Lately, I've seen a lot of people and companies confusing this method with the testing approach from " Lean UX." I'm not a big cheerleader for Lean in any of it's variants, but building something fully functional and shipping it is not "Lean UX," it's just shipping a product without testing it at all. The Lean UX approach is much more in-line with the user testing methods or even A/B testing, but the main thing that makes it "Lean" is you build the smallest something possible as quickly and cheaply as possible and test is as soon as you can.

"Fuck it, let's just ship it and see what happens" testing is really good at helping you answer questions like: nothing. There is literally nothing this will method can show us until it's too late to act; we're just stuck with a shitty product out in the wild if we're wrong.

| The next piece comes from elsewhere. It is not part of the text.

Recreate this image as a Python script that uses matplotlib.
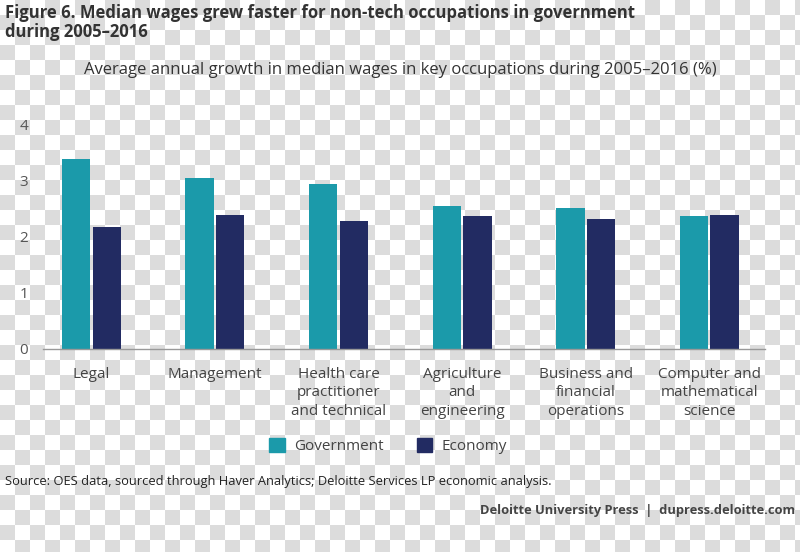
import numpy as np
import matplotlib
matplotlib.use("Agg")
import matplotlib.pyplot as plt
from matplotlib.patches import Patch

# data
categories = ["Legal", "Management", "Health care\npractitioner\nand technical",
              "Agriculture\nand\nengineering", "Business and\nfinancial\noperations",
              "Computer and\nmathematical\nscience"]
government = [3.39, 3.06, 2.95, 2.56, 2.51, 2.37]
economy = [2.18, 2.40, 2.29, 2.37, 2.32, 2.40]
y_ticks = [0, 1, 2, 3, 4]

teal = "#1b9aaa"
navy = "#222b62"

plt.rcParams["font.family"] = ["Open Sans", "DejaVu Sans"]

fig = plt.figure(figsize=(8, 5.52), dpi=100)

# checkered backdrop like the reference image
H, W, sq = 552, 800, 15
rr, cc = np.mgrid[0:H, 0:W]
odd = ((rr // sq + cc // sq) % 2) == 1
bg = np.where(odd, 220, 255).astype(np.uint8)
bg = np.dstack([bg, bg, bg])
fig.figimage(bg, xo=0, yo=0, origin="upper", zorder=-10)

ax = fig.add_axes([0.054, 0.3678, 0.902, 0.4058])
ax.patch.set_alpha(0)

x = np.arange(len(categories))
w = 0.23
off = 0.124
ax.bar(x - off, government, w, color=teal, label="Government")
ax.bar(x + off, economy, w, color=navy, label="Economy")

ax.set_xlim(-0.39, 5.45)
ax.set_ylim(0, 4)
ax.set_yticks(y_ticks)
ax.set_xticks(x)
ax.set_xticklabels(categories, fontsize=11, color="#444444", linespacing=1.3)
ax.tick_params(axis="y", length=0, pad=11, labelsize=11, labelcolor="#555555")
ax.tick_params(axis="x", length=0, pad=13)
for s in ["top", "right", "left"]:
    ax.spines[s].set_visible(False)
ax.spines["bottom"].set_color("#999999")
ax.spines["bottom"].set_linewidth(1)

fig.text(0.006, 0.993, "Figure 6. Median wages grew faster for non-tech occupations in government\nduring 2005\u20132016",
         fontsize=12, fontweight="bold", color="#333333", va="top", ha="left", linespacing=1.05)
fig.text(0.5, 0.873, "Average annual growth in median wages in key occupations during 2005\u20132016 (%)",
         fontsize=12, color="#333333", ha="center", va="center")

handles = [Patch(color=teal, label="Government"), Patch(color=navy, label="Economy")]
fig.legend(handles=handles, loc="center", bbox_to_anchor=(0.485, 0.192), ncol=2,
           frameon=False, fontsize=11, handlelength=1.0, handleheight=1.0,
           columnspacing=2.2, handletextpad=0.6, labelcolor="#444444")

fig.text(0.006, 0.128, "Source: OES data, sourced through Haver Analytics; Deloitte Services LP economic analysis.",
         fontsize=9.3, color="#222222", ha="left", va="center")
fig.text(0.994, 0.076, "Deloitte University Press  |  dupress.deloitte.com",
         fontsize=9.3, fontweight="bold", color="#444444", ha="right", va="center")

fig.savefig("out.png", dpi=100)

Testing and fixing problems gets exponentially more expensive the farther into development we get, so testing before we start building lets us avoid paying more for scope changes or pivots than if we wait until we had built something.

Let's do it already

Testing doesn't have to be time consuming and it will point out blind spots in our designs. Who doesn't love being able to fix mistakes before everyone can see them? Testing can be done quickly and drives rapid iterations of design as we learn from tests and come up with better ideas to fix identified problems. Can you think of a good reason not to do it?